Like birds, we all have our nests; a familiar place, tangible or intangible, which we have constructed. We also wander from those nests, sometimes for better, sometimes for worse. There are times of distress that force us to pack up and search for something more profitable. In Hebrew history, Jacob’s sons went down to Egypt to escape famine. David, while crown prince, was forced to flee the palace and live as a fugitive. Ruth and Naomi were left widows and had to return to Naomi’s old country.
Wisdom separates these sorts of wanderers from those who simply seek greener grass and are never satisfied. Today’s unprecedented mobility offers both opportunity and disaster.

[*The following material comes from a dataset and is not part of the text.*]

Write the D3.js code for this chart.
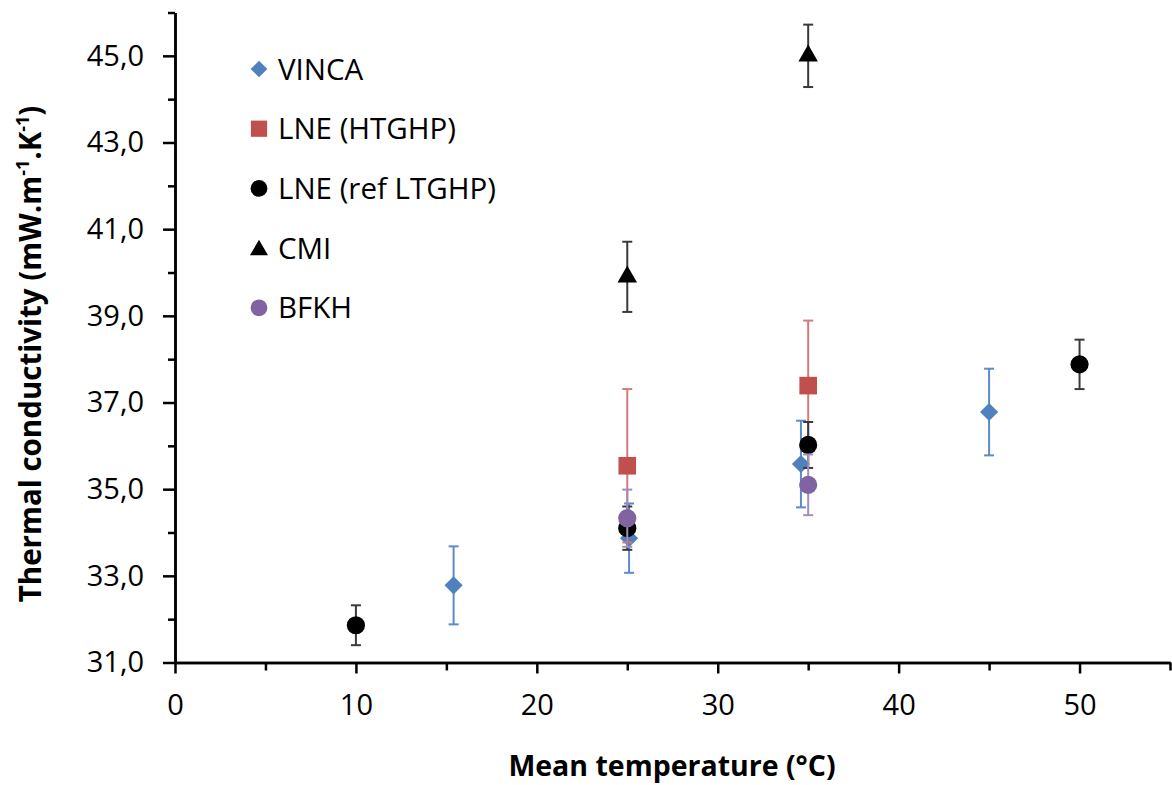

Unbridled experimentation becomes perpetual promiscuity, and I’m not just talking about sex. Unsure of what we seek, we wander, looking with blinded eyes for something that will satisfy. Promiscuity is easy, has moments of exhilaration, but is ultimately unsatisfying.
Our lives are filled with longing for better days. “In this life, you will have trouble”, Jesus says, “but fear not, I have overcome the world”. His challenge was whether you believe God is with you. If you do, your actions will reflect your belief that he is able to make good out of evil, see you through, and finish the work he began in you.
We don’t want to look back over our life and see what could have been if we had only stayed the course. “We feel that under other skies, we would succeed”, C.H. Spurgeon observes. “I may know something about my weakness in the present trial but I cannot know how I might stagger under another. Be wary of changing your trials. To exchange one trial for another is all the relief you will get.”
Not all who wander are lost. Nevertheless, be careful how and why you wander.